SET EXERCISE
Copy the data exactly; pictures stay out of the copy.

DATASET EXTRACT
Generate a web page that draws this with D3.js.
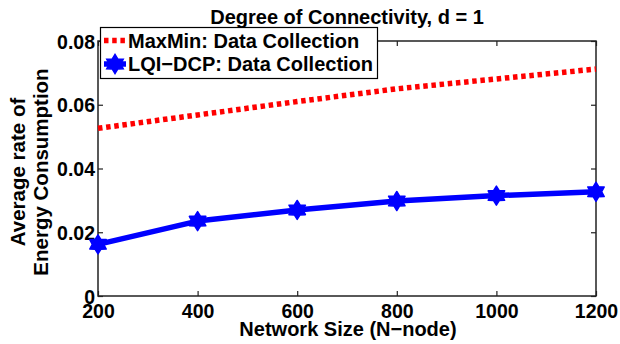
<!DOCTYPE html>
<html><head><meta charset="utf-8">
<script src="https://cdn.jsdelivr.net/npm/d3@7"></script>
<style>body{margin:0;background:#fff}text{font-family:"Liberation Sans",Arial,sans-serif;font-weight:bold;fill:#000}</style>
</head><body>
<script>
const networkSizes = [200, 400, 600, 800, 1000, 1200];
const maxMinValues = [0.0526, 0.0568, 0.0610, 0.0650, 0.0681, 0.0712];
const lqiValues = [0.0162, 0.0235, 0.0270, 0.0298, 0.0315, 0.0327];
const xTicks = [200, 400, 600, 800, 1000, 1200];
const yTicks = [0, 0.02, 0.04, 0.06, 0.08];
const seriesNames = ["MaxMin: Data Collection", "LQI\u2212DCP: Data Collection"];

const W = 620, H = 344;
const L = 98, R = 596, T = 41, B = 296;
const svg = d3.select("body").append("svg").attr("width", W).attr("height", H);
const x = d3.scaleLinear().domain([200, 1200]).range([L, R]);
const y = d3.scaleLinear().domain([0, 0.08]).range([B, T]);

const fmtY = d => d === 0 ? "0" : d3.format(".2f")(d);

const ax = svg.append("g").attr("transform", `translate(0,${B})`)
  .call(d3.axisBottom(x).tickValues(xTicks).tickSize(-5).tickFormat(d3.format("d")));
const axTop = svg.append("g").attr("transform", `translate(0,${T})`)
  .call(d3.axisTop(x).tickValues(xTicks).tickSize(-5).tickFormat(""));
const ay = svg.append("g").attr("transform", `translate(${L},0)`)
  .call(d3.axisLeft(y).tickValues(yTicks).tickSize(-5).tickFormat(fmtY));
const ayR = svg.append("g").attr("transform", `translate(${R},0)`)
  .call(d3.axisRight(y).tickValues(yTicks).tickSize(-5).tickFormat(""));
[ax, axTop, ay, ayR].forEach(g => {
  g.select(".domain").remove();
  g.selectAll("line").attr("stroke", "#222").attr("stroke-width", 1.2);
  g.selectAll("text").style("font-size", "19.5px").style("font-weight", "bold").attr("fill", "#000");
});
ax.selectAll("text").attr("y", 22).attr("dy", "0");
ay.selectAll("text").attr("x", -3).attr("dy", "0.36em");

// frame
svg.append("rect").attr("x", L).attr("y", T).attr("width", R - L).attr("height", B - T)
  .attr("fill", "none").attr("stroke", "#222").attr("stroke-width", 1.5);

// lines
const line = d3.line().x((d, i) => x(networkSizes[i])).y(d => y(d));
svg.append("path").datum(maxMinValues).attr("d", line).attr("fill", "none")
  .attr("stroke", "#ff0000").attr("stroke-width", 5.5).attr("stroke-dasharray", "4.5,3.7");
svg.append("path").datum(lqiValues).attr("d", line).attr("fill", "none")
  .attr("stroke", "#0000ff").attr("stroke-width", 5.5).attr("stroke-linejoin", "round");

// hexagram marker
function hexagram(r) {
  const pts = [];
  for (let i = 0; i < 12; i++) {
    const a = Math.PI / 6 * i - Math.PI / 2;
    const rr = i % 2 === 0 ? r : r * 0.6;
    pts.push([rr * Math.cos(a), rr * Math.sin(a)]);
  }
  return "M" + pts.map(p => p.map(v => v.toFixed(2)).join(",")).join("L") + "Z";
}
svg.append("g").selectAll("path").data(lqiValues).join("path")
  .attr("d", hexagram(9.5))
  .attr("transform", (d, i) => `translate(${x(networkSizes[i])},${y(d)})`)
  .attr("fill", "#0000ff").attr("stroke", "#0000ff").attr("stroke-width", 1.5).attr("stroke-linejoin", "round");

// title
svg.append("text").attr("x", 347).attr("y", 24).attr("text-anchor", "middle")
  .style("font-size", "20px").text("Degree of Connectivity, d = 1");
// x label
svg.append("text").attr("x", 348).attr("y", 336).attr("text-anchor", "middle")
  .style("font-size", "20px").text("Network Size (N\u2212node)");
// y label
const yl = svg.append("text").attr("transform", "translate(0,172) rotate(-90)").attr("text-anchor", "middle")
  .style("font-size", "20.5px");
yl.append("tspan").attr("x", 0).attr("y", 25).text("Average rate of");
yl.append("tspan").attr("x", 0).attr("y", 48).text("Energy Consumption");

// legend
const lg = svg.append("g");
lg.append("rect").attr("x", 100.5).attr("y", 27.5).attr("width", 277).attr("height", 51)
  .attr("fill", "#fff").attr("stroke", "#000").attr("stroke-width", 1.2);
lg.append("line").attr("x1", 104).attr("x2", 126).attr("y1", 40.5).attr("y2", 40.5)
  .attr("stroke", "#ff0000").attr("stroke-width", 5.5).attr("stroke-dasharray", "4.5,3.7");
lg.append("line").attr("x1", 104).attr("x2", 126).attr("y1", 64).attr("y2", 64)
  .attr("stroke", "#0000ff").attr("stroke-width", 5.5);
lg.append("path").attr("d", hexagram(9.5)).attr("transform", "translate(115,64)")
  .attr("fill", "#0000ff").attr("stroke", "#0000ff").attr("stroke-width", 1.5);
lg.selectAll("text.lt").data(seriesNames).join("text").attr("class", "lt")
  .attr("x", 128).attr("y", (d, i) => 48 + i * 23).style("font-size", "20px").text(d => d);
</script>
</body></html>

SOLUTION FOR THIS TASK
Generate a web page that draws this with D3.js.
<!DOCTYPE html>
<html><head><meta charset="utf-8">
<script src="https://cdn.jsdelivr.net/npm/d3@7"></script>
<style>body{margin:0;background:#fff}text{font-family:"Liberation Sans",Arial,sans-serif;font-weight:bold;fill:#000}</style>
</head><body>
<script>
const networkSizes = [200, 400, 600, 800, 1000, 1200];
const maxMinValues = [0.0526, 0.0568, 0.0610, 0.0650, 0.0681, 0.0712];
const lqiValues = [0.0162, 0.0235, 0.0270, 0.0298, 0.0315, 0.0327];
const xTicks = [200, 400, 600, 800, 1000, 1200];
const yTicks = [0, 0.02, 0.04, 0.06, 0.08];
const seriesNames = ["MaxMin: Data Collection", "LQI\u2212DCP: Data Collection"];

const W = 620, H = 344;
const L = 98, R = 596, T = 41, B = 296;
const svg = d3.select("body").append("svg").attr("width", W).attr("height", H);
const x = d3.scaleLinear().domain([200, 1200]).range([L, R]);
const y = d3.scaleLinear().domain([0, 0.08]).range([B, T]);

const fmtY = d => d === 0 ? "0" : d3.format(".2f")(d);

const ax = svg.append("g").attr("transform", `translate(0,${B})`)
  .call(d3.axisBottom(x).tickValues(xTicks).tickSize(-5).tickFormat(d3.format("d")));
const axTop = svg.append("g").attr("transform", `translate(0,${T})`)
  .call(d3.axisTop(x).tickValues(xTicks).tickSize(-5).tickFormat(""));
const ay = svg.append("g").attr("transform", `translate(${L},0)`)
  .call(d3.axisLeft(y).tickValues(yTicks).tickSize(-5).tickFormat(fmtY));
const ayR = svg.append("g").attr("transform", `translate(${R},0)`)
  .call(d3.axisRight(y).tickValues(yTicks).tickSize(-5).tickFormat(""));
[ax, axTop, ay, ayR].forEach(g => {
  g.select(".domain").remove();
  g.selectAll("line").attr("stroke", "#222").attr("stroke-width", 1.2);
  g.selectAll("text").style("font-size", "19.5px").style("font-weight", "bold").attr("fill", "#000");
});
ax.selectAll("text").attr("y", 22).attr("dy", "0");
ay.selectAll("text").attr("x", -3).attr("dy", "0.36em");

// frame
svg.append("rect").attr("x", L).attr("y", T).attr("width", R - L).attr("height", B - T)
  .attr("fill", "none").attr("stroke", "#222").attr("stroke-width", 1.5);

// lines
const line = d3.line().x((d, i) => x(networkSizes[i])).y(d => y(d));
svg.append("path").datum(maxMinValues).attr("d", line).attr("fill", "none")
  .attr("stroke", "#ff0000").attr("stroke-width", 5.5).attr("stroke-dasharray", "4.5,3.7");
svg.append("path").datum(lqiValues).attr("d", line).attr("fill", "none")
  .attr("stroke", "#0000ff").attr("stroke-width", 5.5).attr("stroke-linejoin", "round");

// hexagram marker
function hexagram(r) {
  const pts = [];
  for (let i = 0; i < 12; i++) {
    const a = Math.PI / 6 * i - Math.PI / 2;
    const rr = i % 2 === 0 ? r : r * 0.6;
    pts.push([rr * Math.cos(a), rr * Math.sin(a)]);
  }
  return "M" + pts.map(p => p.map(v => v.toFixed(2)).join(",")).join("L") + "Z";
}
svg.append("g").selectAll("path").data(lqiValues).join("path")
  .attr("d", hexagram(9.5))
  .attr("transform", (d, i) => `translate(${x(networkSizes[i])},${y(d)})`)
  .attr("fill", "#0000ff").attr("stroke", "#0000ff").attr("stroke-width", 1.5).attr("stroke-linejoin", "round");

// title
svg.append("text").attr("x", 347).attr("y", 24).attr("text-anchor", "middle")
  .style("font-size", "20px").text("Degree of Connectivity, d = 1");
// x label
svg.append("text").attr("x", 348).attr("y", 336).attr("text-anchor", "middle")
  .style("font-size", "20px").text("Network Size (N\u2212node)");
// y label
const yl = svg.append("text").attr("transform", "translate(0,172) rotate(-90)").attr("text-anchor", "middle")
  .style("font-size", "20.5px");
yl.append("tspan").attr("x", 0).attr("y", 25).text("Average rate of");
yl.append("tspan").attr("x", 0).attr("y", 48).text("Energy Consumption");

// legend
const lg = svg.append("g");
lg.append("rect").attr("x", 100.5).attr("y", 27.5).attr("width", 277).attr("height", 51)
  .attr("fill", "#fff").attr("stroke", "#000").attr("stroke-width", 1.2);
lg.append("line").attr("x1", 104).attr("x2", 126).attr("y1", 40.5).attr("y2", 40.5)
  .attr("stroke", "#ff0000").attr("stroke-width", 5.5).attr("stroke-dasharray", "4.5,3.7");
lg.append("line").attr("x1", 104).attr("x2", 126).attr("y1", 64).attr("y2", 64)
  .attr("stroke", "#0000ff").attr("stroke-width", 5.5);
lg.append("path").attr("d", hexagram(9.5)).attr("transform", "translate(115,64)")
  .attr("fill", "#0000ff").attr("stroke", "#0000ff").attr("stroke-width", 1.5);
lg.selectAll("text.lt").data(seriesNames).join("text").attr("class", "lt")
  .attr("x", 128).attr("y", (d, i) => 48 + i * 23).style("font-size", "20px").text(d => d);
</script>
</body></html>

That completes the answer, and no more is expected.